On taking $\sf{x}$ directly as tending to infinity,

$\displaystyle\longrightarrow\sf{\lim_{x\to\infty}\dfrac{\log(x-c)}{\log(e^x-e^c)}=\dfrac{\log(\infty-c)}{\log(e^{\infty}-e^c)}}$

For $\sf{c}$ being smaller,

$\displaystyle\longrightarrow\sf{\lim_{x\to\infty}\dfrac{\log(x-c)}{\log(e^x-e^c)}=\dfrac{\log(\infty)}{\log(e^{\infty})}}$

$\displaystyle\longrightarrow\sf{\lim_{x\to\infty}\dfrac{\log(x-c)}{\log(e^x-e^c)}=\dfrac{\infty}{\infty}}$

So we have to make use of L'hospital's Rule.
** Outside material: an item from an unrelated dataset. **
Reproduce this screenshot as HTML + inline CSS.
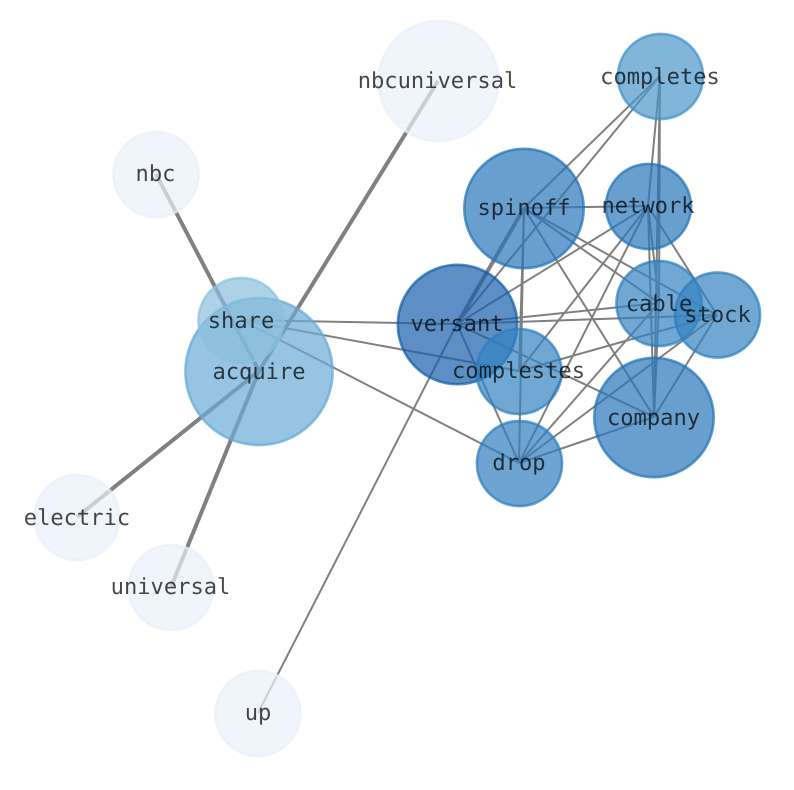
<!DOCTYPE html>
<html><head><meta charset="utf-8"><style>
html,body{margin:0;padding:0;background:#fff;width:794px;height:790px;overflow:hidden}
svg{display:block}
text{font-family:"DejaVu Sans Mono","Liberation Mono",monospace;font-size:22.1px;text-anchor:middle;fill:#000;fill-opacity:.72;text-rendering:geometricPrecision}
.e line{stroke:#808080;stroke-width:2}
.e line.t{stroke-width:4}
circle{stroke-width:2.6;fill-opacity:.7;stroke-opacity:.7}
</style></head><body>
<svg width="794" height="790" viewBox="0 0 794 790" xmlns="http://www.w3.org/2000/svg">
<g class="e">
<line class="t" x1="259" y1="371" x2="156" y2="174"/>
<line class="t" x1="259" y1="371" x2="438" y2="81"/>
<line class="t" x1="259" y1="371" x2="77" y2="517"/>
<line class="t" x1="259" y1="371" x2="171" y2="587"/>
<line x1="241" y1="320" x2="457" y2="324"/>
<line x1="241" y1="320" x2="519" y2="371"/>
<line x1="241" y1="320" x2="519" y2="463"/>
<line x1="457" y1="324" x2="258" y2="713"/>
<line class="t" x1="457" y1="324" x2="524" y2="208"/>
<line x1="457" y1="324" x2="660" y2="76"/>
<line x1="457" y1="324" x2="648" y2="206"/>
<line x1="457" y1="324" x2="659" y2="303"/>
<line x1="457" y1="324" x2="717" y2="315"/>
<line x1="457" y1="324" x2="654" y2="417"/>
<line x1="457" y1="324" x2="519" y2="463"/>
<line x1="524" y1="208" x2="660" y2="76"/>
<line x1="524" y1="208" x2="648" y2="206"/>
<line x1="524" y1="208" x2="659" y2="303"/>
<line x1="524" y1="208" x2="717" y2="315"/>
<line x1="524" y1="208" x2="654" y2="417"/>
<line x1="524" y1="208" x2="519" y2="371"/>
<line x1="524" y1="208" x2="519" y2="463"/>
<line x1="660" y1="76" x2="648" y2="206"/>
<line x1="660" y1="76" x2="654" y2="417"/>
<line x1="660" y1="76" x2="659" y2="303"/>
<line x1="648" y1="206" x2="659" y2="303"/>
<line x1="648" y1="206" x2="717" y2="315"/>
<line x1="648" y1="206" x2="654" y2="417"/>
<line x1="648" y1="206" x2="519" y2="371"/>
<line x1="648" y1="206" x2="519" y2="463"/>
<line x1="659" y1="303" x2="654" y2="417"/>
<line x1="659" y1="303" x2="519" y2="463"/>
<line x1="717" y1="315" x2="519" y2="371"/>
<line x1="717" y1="315" x2="519" y2="463"/>
<line x1="717" y1="315" x2="654" y2="417"/>
<line x1="654" y1="417" x2="519" y2="463"/>
</g>
<circle cx="259" cy="371.500" r="73.600" fill="#69abd6" stroke="#62aad6"/>
<circle cx="241" cy="320.500" r="42.600" fill="#8abfdd" stroke="#8cc0de"/>
<circle cx="156" cy="174.500" r="42.600" fill="#e9f1fb" stroke="#e8f0fa"/>
<circle cx="438.500" cy="81" r="60" fill="#e9f1fb" stroke="#e8f0fa"/>
<circle cx="77" cy="517.500" r="42.600" fill="#e9f1fb" stroke="#e8f0fa"/>
<circle cx="171" cy="587.500" r="42.600" fill="#e9f1fb" stroke="#e8f0fa"/>
<circle cx="258" cy="713.500" r="42.600" fill="#e9f1fb" stroke="#e8f0fa"/>
<circle cx="660.500" cy="76.500" r="42.600" fill="#4c97ca" stroke="#3f90c8"/>
<circle cx="524" cy="208.500" r="59.700" fill="#2a76b9" stroke="#1f72b6"/>
<circle cx="648.500" cy="206.500" r="42.600" fill="#2a76b9" stroke="#1f72b6"/>
<circle cx="457.500" cy="324.500" r="59.700" fill="#1a5fab" stroke="#105ba8"/>
<circle cx="659" cy="303.500" r="42.600" fill="#3383c0" stroke="#2b7dbd"/>
<circle cx="717.500" cy="315" r="42.600" fill="#3383c0" stroke="#2b7dbd"/>
<circle cx="519" cy="371.500" r="42.600" fill="#3383c0" stroke="#2b7dbd"/>
<circle cx="654" cy="417.500" r="59.700" fill="#2a76b9" stroke="#1f72b6"/>
<circle cx="519.500" cy="463.500" r="42.600" fill="#2f7dbd" stroke="#2b7dbd"/>
<text x="259" y="379">acquire</text>
<text x="241" y="328">share</text>
<text x="155.500" y="181">nbc</text>
<text x="437.500" y="88">nbcuniversal</text>
<text x="77" y="525">electric</text>
<text x="170.500" y="594">universal</text>
<text x="258" y="720">up</text>
<text x="660" y="84">completes</text>
<text x="524" y="215">spinoff</text>
<text x="648" y="213">network</text>
<text x="457" y="331">versant</text>
<text x="659" y="311">cable</text>
<text x="717.500" y="322">stock</text>
<text x="518.500" y="378">complestes</text>
<text x="653.500" y="425">company</text>
<text x="519" y="470">drop</text>
</svg>
</body></html>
$\displaystyle\longrightarrow\sf{\lim_{x\to a}\dfrac{f(x)}{g(x)}=\lim_{x\to a}\dfrac{f'(x)}{g'(x)}\quad\iff\quad\lim_{x\to a}\dfrac{f(x)}{g(x)}=\dfrac{0}{0}\quad OR\quad\lim_{x\to a}\dfrac{f(x)}{g(x)}=\dfrac{\pm\infty}{\pm\infty}}$

So,

$\longrightarrow\sf{\dfrac{d}{dx}\big[\log(x-c)\big]=\dfrac{1}{x-c}}$

And,

$\longrightarrow\sf{\dfrac{d}{dx}\big[\log(e^x-e^c)\big]=\dfrac{e^x}{e^x-e^c}}$

Then, by L'hospital's Rule,

$\displaystyle\longrightarrow\sf{\lim_{x\to\infty}\dfrac{\log(x-c)}{\log(e^x-e^c)}=\lim_{x\to\infty}\dfrac{\left(\dfrac{1}{x-c}\right)}{\left(\dfrac{e^x}{e^x-e^c}\right)}}$

$\displaystyle\longrightarrow\sf{\lim_{x\to\infty}\dfrac{\log(x-c)}{\log(e^x-e^c)}=\dfrac{\displaystyle\lim_{x\to\infty}\dfrac{1}{x-c}}{\displaystyle\lim_{x\to\infty}\dfrac{e^x}{e^x-e^c}}\quad\quad\dots(1)}$

We see that,

$\displaystyle\longrightarrow\sf{\lim_{x\to\infty}\dfrac{1}{x-c}=\dfrac{1}{\infty-c}}$

$\displaystyle\longrightarrow\sf{\lim_{x\to\infty}\dfrac{1}{x-c}=\dfrac{1}{\infty}}$

$\displaystyle\longrightarrow\sf{\lim_{x\to\infty}\dfrac{1}{x-c}=0}$

And,

$\displaystyle\longrightarrow\sf{\lim_{x\to\infty}\dfrac{e^x}{e^x-e^c}=\dfrac{e^{\infty}}{e^{\infty}-e^c}}$

$\displaystyle\longrightarrow\sf{\lim_{x\to\infty}\dfrac{e^x}{e^x-e^c}=\dfrac{e^{\infty}}{e^{\infty}}}$

$\displaystyle\longrightarrow\sf{\lim_{x\to\infty}\dfrac{e^x}{e^x-e^c}=\dfrac{\infty}{\infty}}$

Applying L'hospital's Rule,

$\displaystyle\longrightarrow\sf{\lim_{x\to\infty}\dfrac{e^x}{e^x-e^c}=\lim_{x\to\infty}\dfrac{\frac{d}{dx}(e^x)}{\frac{d}{dx}(e^x-e^c)}}$

$\displaystyle\longrightarrow\sf{\lim_{x\to\infty}\dfrac{e^x}{e^x-e^c}=\lim_{x\to\infty}\dfrac{e^x}{e^x}}$

$\displaystyle\longrightarrow\sf{\lim_{x\to\infty}\dfrac{e^x}{e^x-e^c}=\lim_{x\to\infty}1}$

$\displaystyle\longrightarrow\sf{\lim_{x\to\infty}\dfrac{e^x}{e^x-e^c}=1}$

Hence (1) becomes,

$\displaystyle\longrightarrow\sf{\lim_{x\to\infty}\dfrac{\log(x-c)}{\log(e^x-e^c)}=\dfrac{0}{1}}$

$\displaystyle\longrightarrow\sf{\underline{\underline{\lim_{x\to\infty}\dfrac{\log(x-c)}{\log(e^x-e^c)}=0}}}$

Hence 0 is the answer.